#### [WORK TO COMPLETE]
Leave out the pictures, and write out exactly the lines from the beginning of the material to the line holding "fig = plt.figure(figsize=(W", that line included, and nothing else.

#### [INFORMATION SHOWN]
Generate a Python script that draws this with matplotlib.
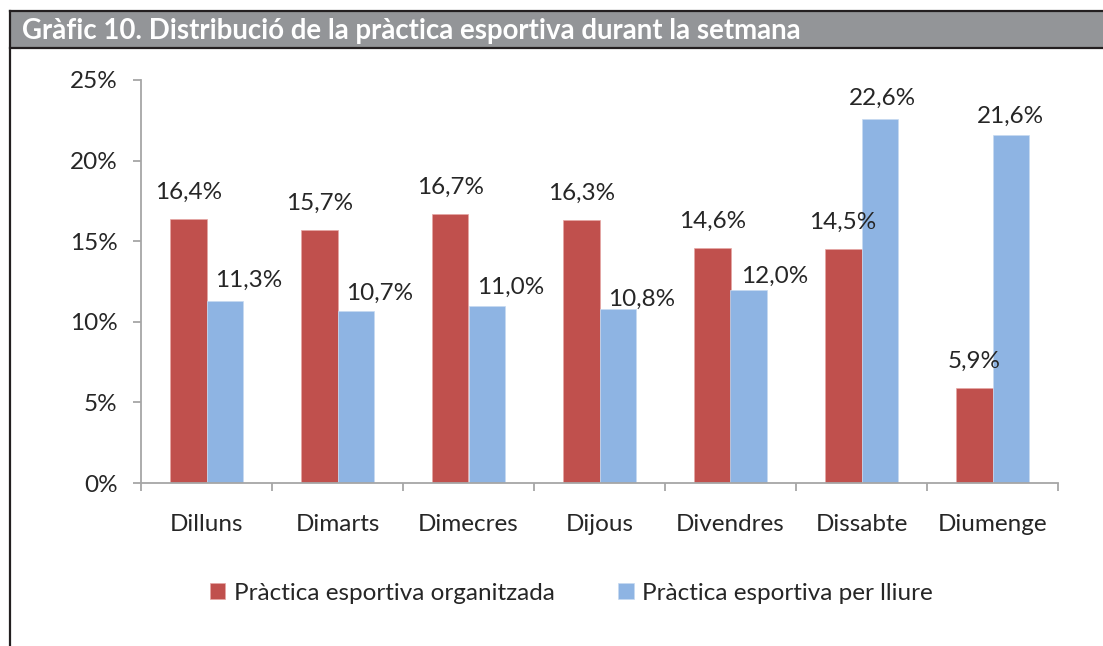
import numpy as np
import matplotlib.pyplot as plt
from matplotlib.patches import Rectangle
from matplotlib.lines import Line2D

plt.rcParams['font.family'] = ['Lato', 'DejaVu Sans']

# data
days = ['Dilluns', 'Dimarts', 'Dimecres', 'Dijous', 'Divendres', 'Dissabte', 'Diumenge']
organitzada = [16.4, 15.7, 16.7, 16.3, 14.6, 14.5, 5.9]
lliure = [11.3, 10.7, 11.0, 10.8, 12.0, 22.6, 21.6]
series_names = ['Pràctica esportiva organitzada', 'Pràctica esportiva per lliure']
title = 'Gràfic 10. Distribució de la pràctica esportiva durant la setmana'

red = '#C0504D'
blue = '#8EB4E3'
axis_col = '#A6A6A6'
text_col = '#262626'
fs = 17.5

W, H = 1103, 646
fig = plt.figure(figsize=(W / 100, H / 100), dpi=100)

# header bar and frame line
fig.add_artist(Rectangle((10 / W, 1 - 48 / H), 1 - 10 / W, 37 / H, transform=fig.transFigure,
                         facecolor='#939598', edgecolor='none'))
fig.add_artist(Line2D([10 / W, 1], [1 - 11 / H] * 2, transform=fig.transFigure, color='#231F20', lw=1.6))
fig.add_artist(Line2D([10 / W, 1], [1 - 48 / H] * 2, transform=fig.transFigure, color='#231F20', lw=1.6))
fig.add_artist(Line2D([10 / W] * 2, [0, 1 - 11 / H], transform=fig.transFigure, color='#231F20', lw=1.6))
fig.text(22 / W, 1 - 31 / H, title, color='white', fontsize=19.9, fontweight='bold', va='center', ha='left')

ax = fig.add_axes([141 / W, 1 - 483 / H, 917 / W, 403 / H])
x = np.arange(len(days))
bw = 0.28
ax.bar(x - bw / 2, organitzada, bw, color=red, edgecolor='#E6A6A4', linewidth=0.5, label=series_names[0])
ax.bar(x + bw / 2, lliure, bw, color=blue, edgecolor='#C6DAF1', linewidth=0.5, label=series_names[1])

ax.set_xlim(-0.5, len(days) - 0.5)
ax.set_ylim(0, 25)

def pct(v):
    return ('%.1f%%' % v).replace('.', ',')

# data labels (offsets in pixels, as Excel placed them)
blue_dx = [24, 24, 24, 24, 26, 3, 0]
blue_dy = [13.7, 11, 12, 3, 6.6, 14, 11.7]
for i, v in enumerate(organitzada):
    ax.annotate(pct(v), (x[i] - bw / 2, v), xytext=(0, 20 * 0.72), textcoords='offset points',
                ha='center', va='baseline', fontsize=fs, color=text_col)
for i, v in enumerate(lliure):
    ax.annotate(pct(v), (x[i] + bw / 2, v), xytext=(blue_dx[i] * 0.72, blue_dy[i] * 0.72),
                textcoords='offset points', ha='center', va='baseline', fontsize=fs, color=text_col)

for s in ['top', 'right']:
    ax.spines[s].set_visible(False)
for s in ['left', 'bottom']:
    ax.spines[s].set_color(axis_col)
    ax.spines[s].set_linewidth(1.3)

ax.set_yticks(np.arange(0, 26, 5))
ax.set_yticklabels(['%d%%' % t for t in range(0, 26, 5)])
ax.tick_params(axis='y', length=6, width=1.3, color=axis_col, pad=11, labelsize=fs, labelcolor=text_col)
ax.set_xticks(x)
ax.set_xticklabels(days)
ax.tick_params(axis='x', which='major', length=0, pad=22, labelsize=fs, labelcolor=text_col)
ax.set_xticks(np.arange(-0.5, len(days)), minor=True)
ax.tick_params(axis='x', which='minor', length=6, width=1.3, color=axis_col)

fig.legend(loc='center', bbox_to_anchor=(0.518, 1 - 593 / H), ncol=2, frameon=False, fontsize=fs,
           handlelength=0.65, handleheight=0.65, handletextpad=0.35, columnspacing=2.6,
           labelcolor=text_col)

fig.savefig('out.png', dpi=100)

#### [SOLUTION]
Generate a Python script that draws this with matplotlib.
import numpy as np
import matplotlib.pyplot as plt
from matplotlib.patches import Rectangle
from matplotlib.lines import Line2D

plt.rcParams['font.family'] = ['Lato', 'DejaVu Sans']

# data
days = ['Dilluns', 'Dimarts', 'Dimecres', 'Dijous', 'Divendres', 'Dissabte', 'Diumenge']
organitzada = [16.4, 15.7, 16.7, 16.3, 14.6, 14.5, 5.9]
lliure = [11.3, 10.7, 11.0, 10.8, 12.0, 22.6, 21.6]
series_names = ['Pràctica esportiva organitzada', 'Pràctica esportiva per lliure']
title = 'Gràfic 10. Distribució de la pràctica esportiva durant la setmana'

red = '#C0504D'
blue = '#8EB4E3'
axis_col = '#A6A6A6'
text_col = '#262626'
fs = 17.5

W, H = 1103, 646
fig = plt.figure(figsize=(W / 100, H / 100), dpi=100)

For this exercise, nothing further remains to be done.